1. Trata-se de remessa necessária de sentença, proferida em mandado de segurança versando sobre direito a posse em cargo público, na qual a segurança foi deferida para confirmar liminar no sentido de “determinar à autoridade coatora que se abstenha de impedir a posse da impetrante em razão dos cargos acumulados”.
2. São fundamentos da sentença: a) “a impetrante ocupa o cargo de Analista e Pesquisador de Saúde e Tecnologia na Fundação Ezequiel Dias, Estado de Minas Gerais, desde 2007, e obteve licença para tratar de interesses particulares pelo prazo de dois anos. Posteriormente, obteve êxito no concurso público realizado pela Agência Nacional de Vigilância Sanitária – ANVISA no cargo efetivo de Especialista em Regulação e Vigilância Sanitária, Classe ‘A’, Padrão I, pretendendo, assim, seja determinada a sua posse”; b) “como a impetrante comprova estar em gozo de licença sem vencimentos legalmente prevista e concedida, desaparece o óbice constitucional, uma vez que fica afastada a percepção de remuneração e, portanto, excluído o fato que enseja a proibição”.
3. “A jurisprudência do Supremo Tribunal Federal firmou-se no sentido da impossibilidade de acumulação de cargos, mesmo que o servidor esteja licenciado de um deles para tratar de interesses particulares, sem recebimento de vencimentos” (RE 129.6557 AgR, relator Ministro Dias Toffoli, 1T, DJe-096 20/05/2021). Igualmente: RE 180.597, relator Ministro Ilmar Galvão, 1T, DJ 27/02/1998, p. 621. Na mesma linha de entendimento, a jurisprudência do Superior Tribunal de Justiça:AgInt nos EDcl no REsp 1.975.290/RS, relator Ministro Herman Benjamin, 2T, DJe de 29/6/2022; REsp 1.742.926/MS, relator Ministro Sérgio Kukina, 1T, DJe 16/05/2019; RMS 57.573/BA, relator Ministro Mauro Campbell Marques, 2T, DJe 20/08/2018.
4. No entanto, tendo havido posse em segundo cargo público inacumulável com base em decisão judicial, resta afastada a má-fé da impetrante diante do princípio da confiança legítima. Nesse cenário, atendendo à diretriz do art. 21, parágrafo único, da LINDB, deve-se assegurar a ela o exercício da opção prevista no art. 133 da Lei n. 8.112/90.

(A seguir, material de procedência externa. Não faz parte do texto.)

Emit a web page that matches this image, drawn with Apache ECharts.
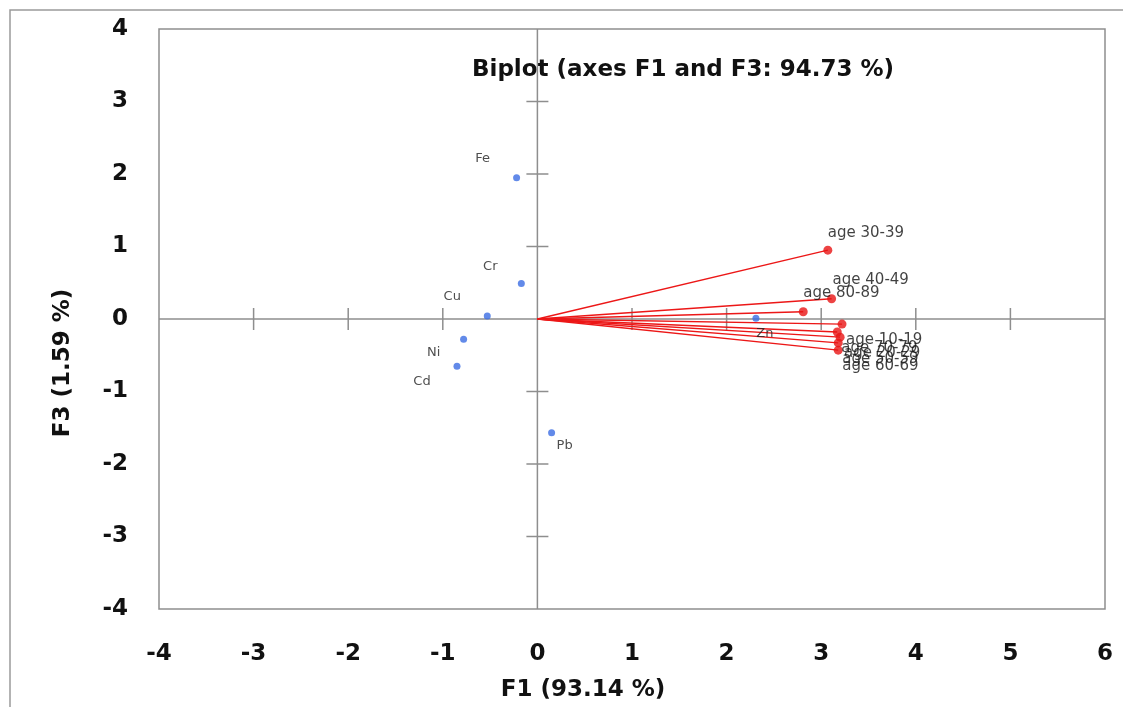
<!DOCTYPE html>
<html><head><meta charset="utf-8">
<script src="https://cdn.jsdelivr.net/npm/echarts@6/dist/echarts.min.js"></script>
<style>html,body{margin:0;padding:0;background:#fff}#c{width:1123px;height:707px}</style>
</head><body><div id="c"></div>
<script>
// ---- data ----
const xTicks = [-4, -3, -2, -1, 0, 1, 2, 3, 4, 5, 6];
const yTicks = [-4, -3, -2, -1, 0, 1, 2, 3, 4];
const obsNames = ['Fe', 'Cr', 'Cu', 'Ni', 'Cd', 'Pb', 'Zn'];
const obsF1 = [-0.22, -0.17, -0.53, -0.78, -0.85, 0.15, 2.31];
const obsF3 = [1.95, 0.49, 0.04, -0.28, -0.65, -1.57, 0.01];
const varNames = ['age 30-39', 'age 40-49', 'age 80-89', 'age 10-19', 'age 70-79', 'age 20-29', 'age 50-59', 'age 60-69'];
const varF1 = [3.07, 3.11, 2.81, 3.22, 3.17, 3.20, 3.18, 3.18];
const varF3 = [0.95, 0.28, 0.10, -0.07, -0.18, -0.25, -0.33, -0.43];
const titleText = 'Biplot (axes F1 and F3: 94.73 %)';
const xName = 'F1 (93.14 %)';
const yName = 'F3 (1.59 %)';

// ---- label placement (style) ----
const obsLabelOffset = { Fe: [-34, -19], Cr: [-31, -17], Cu: [-35, -19], Ni: [-30, 13], Cd: [-35, 15], Pb: [13, 13], Zn: [9, 15] };
const varLabelOffset = { 'age 30-39': [0, -17], 'age 40-49': [1, -19], 'age 80-89': [0, -19] };

const AX = '#8e8e8e';
const BOLD = 'DejaVu Sans';
const LBL = 'DejaVu Sans';

const chart = echarts.init(document.getElementById('c'), null, { renderer: 'canvas' });

const option = {
  animation: false,
  backgroundColor: '#fff',
  grid: { left: 159, top: 29, width: 946, height: 580, show: true, borderColor: AX, borderWidth: 1.5, backgroundColor: 'transparent' },
  xAxis: {
    type: 'value', min: xTicks[0], max: xTicks[xTicks.length - 1], interval: 1,
    axisLine: { show: false }, axisTick: { show: false }, splitLine: { show: false },
    axisLabel: { margin: 34, fontFamily: BOLD, fontWeight: 'bold', fontSize: 23, color: '#111' }
  },
  yAxis: {
    type: 'value', min: yTicks[0], max: yTicks[yTicks.length - 1], interval: 1,
    axisLine: { show: false }, axisTick: { show: false }, splitLine: { show: false },
    axisLabel: { margin: 31, fontFamily: BOLD, fontWeight: 'bold', fontSize: 23, color: '#111' }
  },
  graphic: [
    { type: 'rect', silent: true, z: -10, shape: { x: 10, y: 10, width: 1300, height: 900 }, style: { fill: 'none', stroke: '#9a9a9a', lineWidth: 1.5 } },
    { type: 'text', silent: true, x: 683, y: 70, style: { text: titleText, fontFamily: BOLD, fontWeight: 'bold', fontSize: 23, fill: '#111', textAlign: 'center', textVerticalAlign: 'middle' } },
    { type: 'text', silent: true, x: 583, y: 690, style: { text: xName, fontFamily: BOLD, fontWeight: 'bold', fontSize: 23, fill: '#111', textAlign: 'center', textVerticalAlign: 'middle' } },
    { type: 'text', silent: true, x: 63, y: 363, rotation: Math.PI / 2, style: { text: yName, fontFamily: BOLD, fontWeight: 'bold', fontSize: 23, fill: '#111', textAlign: 'center', textVerticalAlign: 'middle' } }
  ],
  series: [
    {
      type: 'custom', silent: true, z: 1,
      data: [[0, 0]],
      renderItem: function (params, api) {
        const children = [];
        const o = api.coord([0, 0]);
        const xl = api.coord([xTicks[0], 0]), xr = api.coord([xTicks[xTicks.length - 1], 0]);
        const yb = api.coord([0, yTicks[0]]), yt = api.coord([0, yTicks[yTicks.length - 1]]);
        const st = { stroke: AX, lineWidth: 1.5 };
        children.push({ type: 'line', shape: { x1: xl[0], y1: o[1], x2: xr[0], y2: o[1] }, style: st });
        children.push({ type: 'line', shape: { x1: o[0], y1: yb[1], x2: o[0], y2: yt[1] }, style: st });
        xTicks.slice(1, -1).forEach(function (t) {
          if (t === 0) return;
          const p = api.coord([t, 0]);
          children.push({ type: 'line', shape: { x1: p[0], y1: p[1] - 11, x2: p[0], y2: p[1] + 11 }, style: st });
        });
        yTicks.slice(1, -1).forEach(function (t) {
          if (t === 0) return;
          const p = api.coord([0, t]);
          children.push({ type: 'line', shape: { x1: p[0] - 11, y1: p[1], x2: p[0] + 11, y2: p[1] }, style: st });
        });
        return { type: 'group', children: children };
      }
    },
    {
      type: 'custom', silent: true, z: 2,
      data: varF1.map(function (x, i) { return [x, varF3[i]]; }),
      renderItem: function (params, api) {
        const o = api.coord([0, 0]);
        const p = api.coord([api.value(0), api.value(1)]);
        return { type: 'line', shape: { x1: o[0], y1: o[1], x2: p[0], y2: p[1] }, style: { stroke: '#ec1717', lineWidth: 1.4 } };
      }
    },
    {
      type: 'scatter', z: 3, symbol: 'circle', symbolSize: 9,
      itemStyle: { color: '#e81414' },
      data: varNames.map(function (n, i) {
        const off = varLabelOffset[n] || [4, 16];
        return {
          name: n, value: [varF1[i], varF3[i]],
          label: { show: true, formatter: '{b}', position: 'inside', align: 'left', verticalAlign: 'middle', offset: off, fontFamily: LBL, fontSize: 15, color: '#111' }
        };
      })
    },
    {
      type: 'scatter', z: 4, symbol: 'circle', symbolSize: 7,
      itemStyle: { color: '#3b6de3' },
      data: obsNames.map(function (n, i) {
        return {
          name: n, value: [obsF1[i], obsF3[i]],
          label: { show: true, formatter: '{b}', position: 'inside', align: 'center', verticalAlign: 'middle', offset: obsLabelOffset[n], fontFamily: LBL, fontSize: 13, color: '#222' }
        };
      })
    }
  ]
};
chart.setOption(option);
</script>
</body></html>
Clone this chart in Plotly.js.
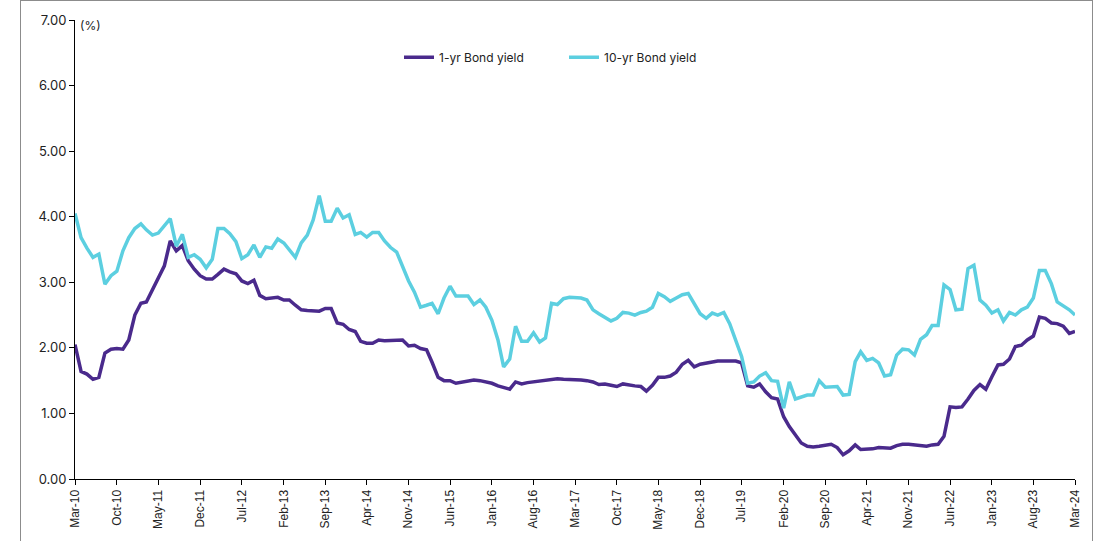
<!DOCTYPE html>
<html>
<head>
<meta charset="utf-8">
<script src="https://cdn.plot.ly/plotly-3.0.1.min.js"></script>
<style>
  html, body { margin: 0; padding: 0; background: #ffffff; }
  #chart { width: 1100px; height: 541px; }
  #frame { position: absolute; left: 20px; top: 0px; width: 1073px; height: 600px;
           border: 1px solid #8c8c8c; pointer-events: none; box-sizing: border-box; }
</style>
</head>
<body>
<div id="chart"></div>
<div id="frame"></div>
<script>
// Monthly series starting Mar-2010, ending Mar-2024
const startYear = 2010;
const startMonth = 3; // March

const seriesNames = ['1-yr Bond yield', '10-yr Bond yield'];

const oneYearYield = [
  2.05, 1.64, 1.60, 1.52, 1.55, 1.92, 1.98, 1.99, 1.98, 2.12,   // 0-9
  2.50, 2.68, 2.70, 2.88, 3.05, 3.25, 3.63, 3.48, 3.56, 3.33,   // 10-19
  3.20, 3.10, 3.05, 3.05, 3.12, 3.20, 3.16, 3.13, 3.02, 2.98,   // 20-29
  3.03, 2.80, 2.75, 2.76, 2.77, 2.73, 2.73, 2.65, 2.58, 2.57,   // 30-39
  2.56, 2.56, 2.60, 2.60, 2.38, 2.36, 2.28, 2.25, 2.10, 2.07,   // 40-49
  2.07, 2.12, 2.11, 2.11, 2.11, 2.12, 2.03, 2.04, 1.99, 1.97,   // 50-59
  1.78, 1.55, 1.50, 1.50, 1.46, 1.48, 1.50, 1.51, 1.50, 1.48,   // 60-69
  1.46, 1.42, 1.39, 1.37, 1.48, 1.45, 1.47, 1.48, 1.50, 1.50,   // 70-79
  1.51, 1.53, 1.52, 1.52, 1.52, 1.51, 1.50, 1.48, 1.44, 1.45,   // 80-89
  1.43, 1.41, 1.45, 1.43, 1.42, 1.41, 1.34, 1.43, 1.55, 1.55,   // 90-99
  1.57, 1.63, 1.75, 1.81, 1.71, 1.75, 1.77, 1.79, 1.80, 1.80,   // 100-109
  1.80, 1.80, 1.77, 1.42, 1.40, 1.45, 1.33, 1.24, 1.22, 0.95,   // 110-119
  0.80, 0.67, 0.55, 0.50, 0.49, 0.50, 0.51, 0.53, 0.48, 0.37,   // 120-129
  0.43, 0.52, 0.45, 0.45, 0.46, 0.48, 0.48, 0.47, 0.51, 0.53,   // 130-139
  0.53, 0.52, 0.51, 0.50, 0.52, 0.53, 0.65, 1.10, 1.09, 1.10,   // 140-149
  1.22, 1.35, 1.44, 1.37, 1.56, 1.74, 1.75, 1.83, 2.02, 2.04,   // 150-159
  2.12, 2.18, 2.47, 2.45, 2.38, 2.37, 2.33, 2.22, 2.25          // 160-168
];

const tenYearYield = [
  4.05, 3.68, 3.52, 3.38, 3.43, 2.97, 3.10, 3.17, 3.48, 3.68,   // 0-9
  3.82, 3.89, 3.80, 3.72, 3.75, 3.87, 3.97, 3.55, 3.73, 3.38,   // 10-19
  3.42, 3.35, 3.22, 3.35, 3.82, 3.82, 3.74, 3.62, 3.36, 3.42,   // 20-29
  3.57, 3.38, 3.54, 3.52, 3.66, 3.60, 3.50, 3.38, 3.60, 3.72,   // 30-39
  3.95, 4.32, 3.93, 3.93, 4.13, 3.98, 4.03, 3.73, 3.76, 3.69,   // 40-49
  3.76, 3.76, 3.63, 3.53, 3.46, 3.25, 3.02, 2.85, 2.62, 2.65,   // 50-59
  2.68, 2.52, 2.76, 2.94, 2.79, 2.79, 2.79, 2.66, 2.73, 2.62,   // 60-69
  2.42, 2.12, 1.71, 1.83, 2.33, 2.10, 2.10, 2.23, 2.09, 2.15,   // 70-79
  2.68, 2.66, 2.75, 2.77, 2.76, 2.76, 2.73, 2.58, 2.52, 2.46,   // 80-89
  2.41, 2.45, 2.54, 2.53, 2.50, 2.54, 2.56, 2.62, 2.83, 2.78,   // 90-99
  2.71, 2.76, 2.81, 2.83, 2.66, 2.52, 2.45, 2.53, 2.50, 2.54,   // 100-109
  2.37, 2.12, 1.87, 1.46, 1.48, 1.57, 1.62, 1.50, 1.49, 1.08,   // 110-119
  1.48, 1.22, 1.25, 1.28, 1.28, 1.50, 1.40, 1.41, 1.41, 1.28,   // 120-129
  1.29, 1.79, 1.94, 1.81, 1.84, 1.77, 1.57, 1.59, 1.89, 1.98,   // 130-139
  1.97, 1.89, 2.13, 2.20, 2.34, 2.34, 2.96, 2.89, 2.58, 2.59,   // 140-149
  3.21, 3.26, 2.73, 2.65, 2.53, 2.58, 2.41, 2.54, 2.50, 2.58,   // 150-159
  2.62, 2.76, 3.18, 3.18, 2.98, 2.70, 2.64, 2.58, 2.50          // 160-168
];

const tickLabels = ['Mar-10','Oct-10','May-11','Dec-11','Jul-12','Feb-13','Sep-13','Apr-14',
  'Nov-14','Jun-15','Jan-16','Aug-16','Mar-17','Oct-17','May-18','Dec-18','Jul-19','Feb-20',
  'Sep-20','Apr-21','Nov-21','Jun-22','Jan-23','Aug-23','Mar-24'];
const tickStepMonths = 7;

const yTicks = [0, 1, 2, 3, 4, 5, 6, 7];

function monthDate(i) {
  const total = (startMonth - 1) + i;
  const y = startYear + Math.floor(total / 12);
  const m = (total % 12) + 1;
  return y + '-' + String(m).padStart(2, '0') + '-01';
}
const xDates = oneYearYield.map((_, i) => monthDate(i));
const tickVals = tickLabels.map((_, k) => monthDate(k * tickStepMonths));

const traces = [
  { x: xDates, y: oneYearYield, name: seriesNames[0], type: 'scatter', mode: 'lines',
    line: { color: '#4a2a8c', width: 3.5 } },
  { x: xDates, y: tenYearYield, name: seriesNames[1], type: 'scatter', mode: 'lines',
    line: { color: '#5ccfe0', width: 3.5 } }
];

const layout = {
  width: 1100, height: 541,
  margin: { l: 75, r: 25, t: 20, b: 62 },
  paper_bgcolor: '#ffffff', plot_bgcolor: '#ffffff',
  showlegend: true,
  legend: {
    orientation: 'h', x: 0.324, xanchor: 'left', y: 0.919, yanchor: 'middle',
    font: { family: 'Inter, "Noto Sans", sans-serif', size: 12, color: '#222' },
    itemwidth: 30, entrywidth: 120, entrywidthmode: 'pixels', bgcolor: 'rgba(0,0,0,0)'
  },
  xaxis: {
    type: 'date', range: [xDates[0], xDates[xDates.length - 1]],
    tickvals: tickVals, ticktext: tickLabels, tickangle: -90,
    showgrid: false, zeroline: false, showline: true, linecolor: '#000', linewidth: 1,
    ticks: 'outside', ticklen: 5, tickcolor: '#000',
    tickfont: { family: '"Liberation Sans", Arial, sans-serif', size: 12, color: '#222' }
  },
  yaxis: {
    range: [0, 7], tickvals: yTicks, tickformat: '.2f',
    showgrid: false, zeroline: false, showline: true, linecolor: '#000', linewidth: 1,
    ticks: 'outside', ticklen: 5, tickcolor: '#000',
    tickfont: { family: 'Inter, "Noto Sans", sans-serif', size: 13, color: '#222' }
  },
  annotations: [
    { text: '(%)', xref: 'paper', yref: 'paper', x: 0.003, y: 0.989, xanchor: 'left', yanchor: 'middle',
      showarrow: false, font: { family: 'Inter, "Noto Sans", sans-serif', size: 12, color: '#222' } }
  ],
  hovermode: false
};

Plotly.newPlot('chart', traces, layout, { displayModeBar: false, staticPlot: true });
</script>
</body>
</html>
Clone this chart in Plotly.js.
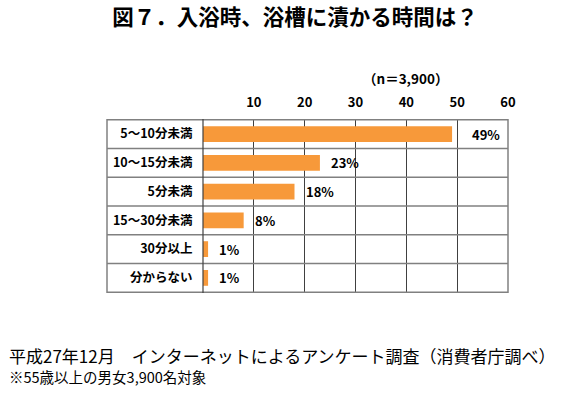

5. Ocorre que a impetrante informou já ter sido exonerada a pedido do cargo originariamente ocupado junto à Fundação Ezequiel Dias – FUNED (id 2295806), não mais subsistindo a acumulação indevida de cargos públicos. Logo, a situação foi regularizada, devendo-se manter a sentença por outros fundamentos (fato consumado).
6. Remessa necessária não provida.
O Colegiado acompanhou o voto do relator.